- _Exercise aim_: Quote every line of the data below as it stands, omitting pictures.
──────────────────────────────
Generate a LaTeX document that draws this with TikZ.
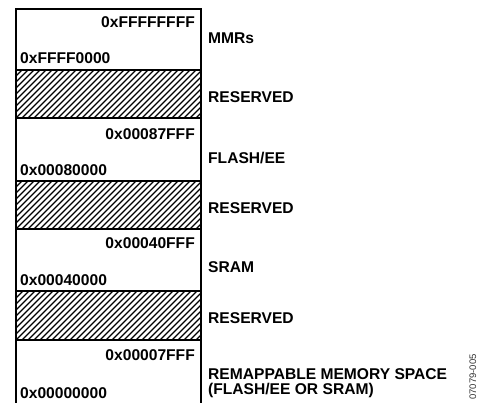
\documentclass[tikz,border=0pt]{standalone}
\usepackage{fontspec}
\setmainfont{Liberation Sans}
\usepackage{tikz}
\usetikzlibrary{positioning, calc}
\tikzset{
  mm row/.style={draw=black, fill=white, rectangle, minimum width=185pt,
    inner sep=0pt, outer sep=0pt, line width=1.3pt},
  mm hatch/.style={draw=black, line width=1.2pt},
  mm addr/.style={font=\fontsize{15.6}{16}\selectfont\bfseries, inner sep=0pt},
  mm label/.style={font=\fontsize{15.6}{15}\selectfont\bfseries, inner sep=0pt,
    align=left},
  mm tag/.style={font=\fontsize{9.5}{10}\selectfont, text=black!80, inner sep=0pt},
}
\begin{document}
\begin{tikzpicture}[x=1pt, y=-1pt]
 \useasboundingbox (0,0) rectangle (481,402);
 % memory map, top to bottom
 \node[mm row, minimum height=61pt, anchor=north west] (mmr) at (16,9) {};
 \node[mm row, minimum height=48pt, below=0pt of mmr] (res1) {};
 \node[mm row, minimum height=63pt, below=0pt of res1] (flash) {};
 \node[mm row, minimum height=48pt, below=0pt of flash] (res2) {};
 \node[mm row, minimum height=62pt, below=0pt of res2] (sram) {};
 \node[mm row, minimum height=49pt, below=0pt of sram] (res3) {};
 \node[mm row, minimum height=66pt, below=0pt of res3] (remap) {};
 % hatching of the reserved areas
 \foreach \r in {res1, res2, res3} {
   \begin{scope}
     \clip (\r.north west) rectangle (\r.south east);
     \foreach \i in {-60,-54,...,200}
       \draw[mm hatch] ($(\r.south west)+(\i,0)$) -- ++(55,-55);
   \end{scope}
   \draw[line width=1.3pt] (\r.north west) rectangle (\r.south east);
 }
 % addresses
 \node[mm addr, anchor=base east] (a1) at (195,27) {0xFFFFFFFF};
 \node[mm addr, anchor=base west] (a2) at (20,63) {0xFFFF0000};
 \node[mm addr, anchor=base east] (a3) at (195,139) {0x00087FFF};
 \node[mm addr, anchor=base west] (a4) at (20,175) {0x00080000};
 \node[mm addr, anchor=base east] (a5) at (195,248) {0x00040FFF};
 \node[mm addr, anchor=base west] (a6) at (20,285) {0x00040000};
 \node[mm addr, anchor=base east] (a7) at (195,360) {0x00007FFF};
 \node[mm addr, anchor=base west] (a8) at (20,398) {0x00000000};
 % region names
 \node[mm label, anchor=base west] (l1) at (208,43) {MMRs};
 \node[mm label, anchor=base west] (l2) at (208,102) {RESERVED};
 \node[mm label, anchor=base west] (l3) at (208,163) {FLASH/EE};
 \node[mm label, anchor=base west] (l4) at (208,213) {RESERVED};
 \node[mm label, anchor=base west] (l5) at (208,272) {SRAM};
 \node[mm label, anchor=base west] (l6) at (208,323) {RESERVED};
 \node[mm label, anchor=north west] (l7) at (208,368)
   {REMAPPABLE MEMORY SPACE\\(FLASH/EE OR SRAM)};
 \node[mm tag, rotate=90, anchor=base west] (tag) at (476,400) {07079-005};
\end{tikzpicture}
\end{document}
──────────────────────────────
- _The output_:
Generate a LaTeX document that draws this with TikZ.
\documentclass[tikz,border=0pt]{standalone}
\usepackage{fontspec}
\setmainfont{Liberation Sans}
\usepackage{tikz}
\usetikzlibrary{positioning, calc}
\tikzset{
  mm row/.style={draw=black, fill=white, rectangle, minimum width=185pt,
    inner sep=0pt, outer sep=0pt, line width=1.3pt},
  mm hatch/.style={draw=black, line width=1.2pt},
  mm addr/.style={font=\fontsize{15.6}{16}\selectfont\bfseries, inner sep=0pt},
  mm label/.style={font=\fontsize{15.6}{15}\selectfont\bfseries, inner sep=0pt,
    align=left},
  mm tag/.style={font=\fontsize{9.5}{10}\selectfont, text=black!80, inner sep=0pt},
}
\begin{document}
\begin{tikzpicture}[x=1pt, y=-1pt]
 \useasboundingbox (0,0) rectangle (481,402);
 % memory map, top to bottom
 \node[mm row, minimum height=61pt, anchor=north west] (mmr) at (16,9) {};
 \node[mm row, minimum height=48pt, below=0pt of mmr] (res1) {};
 \node[mm row, minimum height=63pt, below=0pt of res1] (flash) {};
 \node[mm row, minimum height=48pt, below=0pt of flash] (res2) {};
 \node[mm row, minimum height=62pt, below=0pt of res2] (sram) {};
 \node[mm row, minimum height=49pt, below=0pt of sram] (res3) {};
 \node[mm row, minimum height=66pt, below=0pt of res3] (remap) {};
 % hatching of the reserved areas
 \foreach \r in {res1, res2, res3} {
   \begin{scope}
     \clip (\r.north west) rectangle (\r.south east);
     \foreach \i in {-60,-54,...,200}
       \draw[mm hatch] ($(\r.south west)+(\i,0)$) -- ++(55,-55);
   \end{scope}
   \draw[line width=1.3pt] (\r.north west) rectangle (\r.south east);
 }
 % addresses
 \node[mm addr, anchor=base east] (a1) at (195,27) {0xFFFFFFFF};
 \node[mm addr, anchor=base west] (a2) at (20,63) {0xFFFF0000};
 \node[mm addr, anchor=base east] (a3) at (195,139) {0x00087FFF};
 \node[mm addr, anchor=base west] (a4) at (20,175) {0x00080000};
 \node[mm addr, anchor=base east] (a5) at (195,248) {0x00040FFF};
 \node[mm addr, anchor=base west] (a6) at (20,285) {0x00040000};
 \node[mm addr, anchor=base east] (a7) at (195,360) {0x00007FFF};
 \node[mm addr, anchor=base west] (a8) at (20,398) {0x00000000};
 % region names
 \node[mm label, anchor=base west] (l1) at (208,43) {MMRs};
 \node[mm label, anchor=base west] (l2) at (208,102) {RESERVED};
 \node[mm label, anchor=base west] (l3) at (208,163) {FLASH/EE};
 \node[mm label, anchor=base west] (l4) at (208,213) {RESERVED};
 \node[mm label, anchor=base west] (l5) at (208,272) {SRAM};
 \node[mm label, anchor=base west] (l6) at (208,323) {RESERVED};
 \node[mm label, anchor=north west] (l7) at (208,368)
   {REMAPPABLE MEMORY SPACE\\(FLASH/EE OR SRAM)};
 \node[mm tag, rotate=90, anchor=base west] (tag) at (476,400) {07079-005};
\end{tikzpicture}
\end{document}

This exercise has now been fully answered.